The European Court of Justice has given a preliminary ruling that a company which stores goods for a third-party without being aware they are infringing trade marks, does not itself infringing those marks, but only if that company does not attempt to offer the goods for sale or put them on the market like the seller.

BACKGROUND

Coty Germany GmbH is a company that distributes perfume products throughout Germany (its parent company, Coty, is a beauty company that, among others, owns the Davidoff brand).

As it holds a licence for one of the ‘Davidoff’ EU trade marks, it brought a claim against two Amazon companies, Amazon Europe Core S.a.r.l. and Amazon FC Graben GmbH, for trade mark infringement as they were storing and dispatching ‘Davidoff Hot Water’ perfume bottles in Germany on behalf of third-parties.

The dispute started in 2014, when Coty wrote to Amazon to desist from stocking or distributing the ‘Davidoff Hot Water’ perfumes in Germany as it was infringing their licenced trade mark. The perfume was being sold by third-parties online on the Amazon Marketplace (www.amazon.de).

GERMAN COURTS

The German Federal Court of Justice, The Bundesgerichtshof, had ruled that the two Amazon companies had not infringed the Davidoff trade mark as they had not themselves put the goods on the market or offered them for sale it was only third-parties who had done so.

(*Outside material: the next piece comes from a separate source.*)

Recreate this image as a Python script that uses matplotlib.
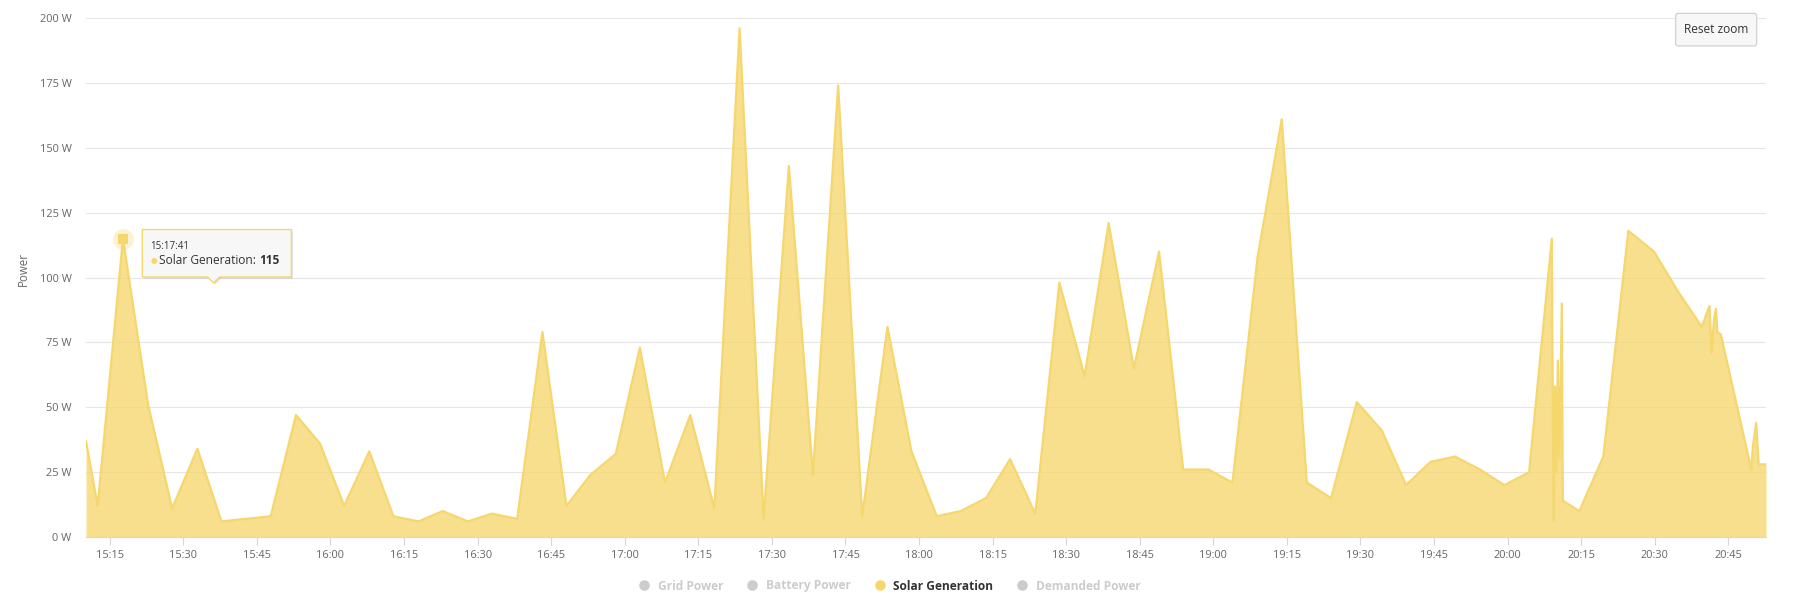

Whilst the German courts had sided with Amazon, the Bundesgerichtshof nevertheless referred the matter (by allowing an appeal on a point of law by Coty) to the CJEU to interpret Council Regulation (EC) No 207/2009 and in particular Article 9 (2) (b) of the Regulation which concerns rights conferred on EU trade marks.

They, in turn, have ruled that, in order for there to be an infringement, the company which stores the infringing goods must pursue the aim of putting the goods on the market or the aim of offering the goods.

CJEU

Whilst this ruling may act as a precedent for issues surrounding third-party online sellers, the CJEU mentioned, as a caveat to its ruling, that other avenues are available for bringing claims against an intermediary who has allowed someone to use a trade mark unlawfully, particularly Directive 2000/31/EC concerning e-commerce and Directive 2004/48/EC which concerns the enforcement of IP rights;

Directive 2000/31/EC gives an applicant the right to pursue an interlocutory injunction against an intermediary whose services are being used by a third party to infringe IP rights, whilst Article 14 of Directive 2000/31/EC deals with the unlawful hosting of information in e-commerce which is when the host, i.e. Amazon in this case, is aware that they are hosting illegal information (in this case trade mark infringement) and does not take steps to remove access to / disable the information.

AG OPINION

There is also the fact that the Advocate General Campos Sanchez-Bordona gave an opinion on this case last year. AG opinions are not binding on the CJEU but they are persuasive, much like obiter dicta in English court proceedings.

He stated that, whilst there can be no trade mark infringement where the storage/distribution company are unaware that there is an infringement, there can be an infringement where the stockist had an ‘active role’ in selling the product.

He went on to say that the Fulfilled by Amazon service would be an “active role” and indicated that they could not avoid liability by saying that it was unaware of any infringement(s) because Amazon should reasonably know given the level of service that they provide.

The question referred to the CJEU by the Bundesgerichtshof was answered narrowly meaning that the AG’s opinion is still of relevance and may be the basis for future litigation in this area.

The case will now be transferred back to the Bundesgerichtshof. For now, the decision is undoubtedly good news for e-commerce platforms who sell third-party goods.